Prep 10 mins
Cook 15 mins
This recipe is adapted from The New Fast Food by Jill Nussinow. This is a pressure cooker recipe, but you could easily make it in a regular stock pot - it would just take a bit longer.
- 1 tablespoon cooking oil
- 2 large leeks, chopped
- 4 cups vegetable broth
- 1 teaspoon cumin powder
- 1 teaspoon coriander powder
- 1⁄2 teaspoon turmeric powder
- 3 small potatoes, peeled and cubed
- 1 teaspoon salt
- 8 -10 cups spinach, washed
- 1 (14 ounce) can coconut milk
- 1 teaspoon agave syrup
- 1⁄4 cup cilantro
- Heat oil in the pressure cooker over medium heat. Add leeks and saute for 2 minutes. Add 1 tablespoon of the veggie broth and continue sautéing another minute. Add the powdered spices and stir. Add the remaining broth, potatoes and salt.

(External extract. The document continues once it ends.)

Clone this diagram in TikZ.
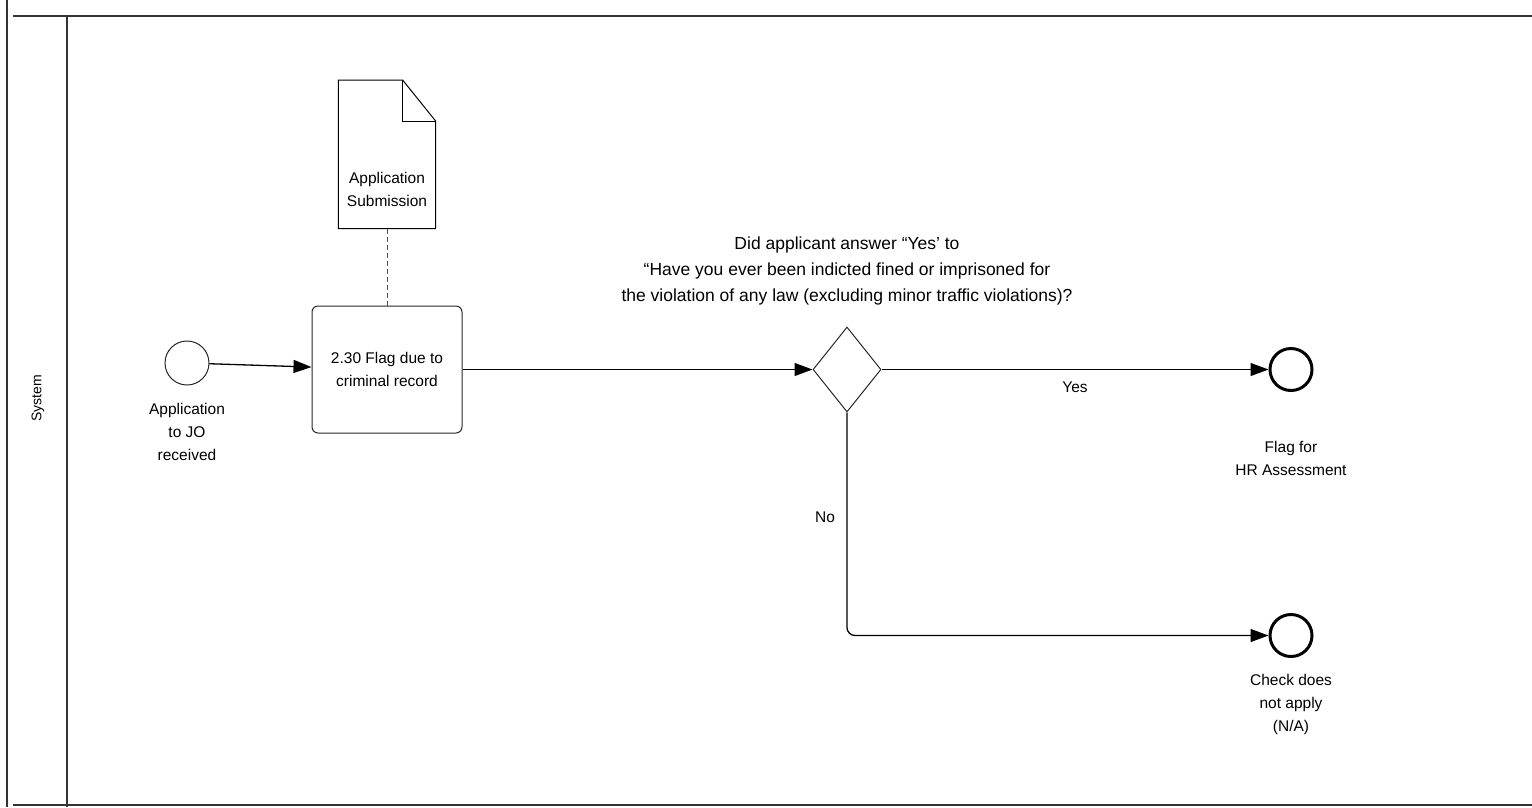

- Lock the lid on the cooker. Bring to high pressure over high heat. Lower heat to maintain high pressure for 3 minutes. Quick release the pressure.
- Stir in the spinach and simmer about 1 minute.
- Puree the soup with an immersion blender until almost smooth. Add the coconut milk and agave nectar. Increase heat and simmer until the soup is heated through.
- Sprinkle the cilantro over all and serve.